Eigentlich waren wir gewarnt, bemerkt De Morgen. Europa hat schon 2011 die Anschläge von Anders Behring Breivik erlebt, der auf der Insel Utoya in Norwegen 77 Kinder und Jugendliche ermordet hatte. Unlängst hat ein weißer Rassist in Neuseeland 51 Menschen erschossen, größtenteils Moslems. Allein diese Anschläge zeigen, dass die Täter nicht nur "einsame Wölfe mit psychiatrischen Störungen" sind, sondern angestachelt werden von Online-Netzwerken, die von Radikalisierten betrieben werden. Wie die Dschihadisten sind auch weiße Extremisten ein globales Problem.
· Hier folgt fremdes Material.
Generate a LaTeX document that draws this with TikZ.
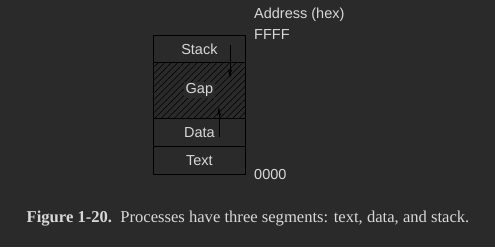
\documentclass[tikz,border=0pt]{standalone}
\usepackage{fontspec}
\setmainfont{Liberation Serif}
\setsansfont{Liberation Sans}
\usetikzlibrary{patterns.meta,arrows.meta}

\definecolor{bg}{HTML}{2A2A2A}
\definecolor{ink}{HTML}{D8D8D8}

\begin{document}
\begin{tikzpicture}[x=1pt, y=-1pt, font=\sffamily\fontsize{14.5}{16}\selectfont, text=ink,
    seg/.style={draw=black, line width=0.8pt, minimum width=92pt, inner sep=0pt, anchor=north west},
    addr/.style={anchor=base west, inner sep=0pt},
    growth/.style={-{Stealth[length=9pt,width=4pt]}, line width=0.7pt, black}]

   \fill[bg] (0,0) rectangle (495,247);
   \useasboundingbox (0,0) rectangle (495,247);

   % the four segments, top down
   \foreach \n/\t/\y/\h in {stack/Stack/35/27, gap/{}/62/56, data/Data/118/28, text/Text/146/28}
     \node [seg, minimum height=\h pt] (\n) at (153,\y) {\t};
   \fill[pattern={Lines[angle=45, distance=4.6pt, line width=0.5pt]}, pattern color=black]
     (gap.north west) rectangle (gap.south east);
   \draw[black, line width=0.8pt] (gap.north west) rectangle (gap.south east);
   \node [fill=bg, inner sep=1.5pt] (gapLabel) at (gap.center) {Gap};

   % stack grows down, data grows up
   \coordinate (sTop) at (230,45);
   \coordinate (sEnd) at (230,78);
   \coordinate (dTop) at (219,137);
   \coordinate (dEnd) at (219,107);
   \draw[growth] (sTop) -- (sEnd);
   \draw[growth] (dTop) -- (dEnd);

   \node [addr] (head) at (254,18) {Address (hex)};
   \node [addr] (hi) at (254,39) {FFFF};
   \node [addr] (lo) at (254,179) {0000};

   \node [font=\rmfamily\fontsize{16.6}{19}\selectfont, anchor=base] (cap) at (248,222)
     {\textbf{Figure 1-20.}\ \ Processes have three segments: text, data, and stack.};

\end{tikzpicture}
\end{document}
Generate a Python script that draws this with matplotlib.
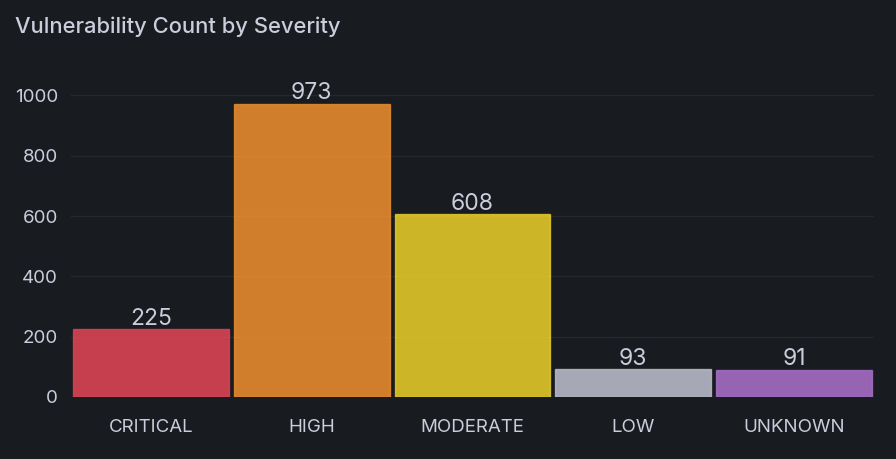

Der unerträgliche Gestank des Trump-Mottos
"Weißer Terror", der Begriff trifft wohl den Nagel auf den Kopf, meint auch Het Laatste Nieuws. Was das Phänomen in den USA begünstigt, das ist natürlich die unglaubliche Anzahl von Waffen. Die Waffenlobby hat die Politik fest im Griff, allen voran den Präsidenten. Und das Schlimmste ist dann, wenn dieser Präsident auch noch mit seinen verbalen Angriffen auf nicht-weiße Amerikaner ein Klima von Angst und Hass schürt.
L'Avenir wird noch deutlicher: Diese Massaker werden nicht verübt von Menschen, die, wie Trump behauptet, "feige" sind und unter psychischen Problemen leiden. Nein! Es ist die rassistische und fremdenfeindliche Rhetorik dieses Donald Trump, der die Ängste des weißen Amerikas befeuert und die letztlich der Motor ist für den weißen Terrorismus, der das Land gerade erschüttert.
Gazet van Antwerpen fasst zusammen: Trump hat einen maßgeblichen Anteil an diesen Tragödien. Erstens verteidigt er die laxen Waffengesetze. Und zweitens hat der Täter in seinem "Manifest" die stigmatisierende Rhetorik von Donald Trump teilweise wortwörtlich übernommen. Fazit: Mit seinem Motto "Make America great again" scheint Trump vor allem sagen zu wollen, dass Waffen heilig sind und Migranten ein Übel. Der Gestank dieses Werbeslogans wird schon immer unerträglicher.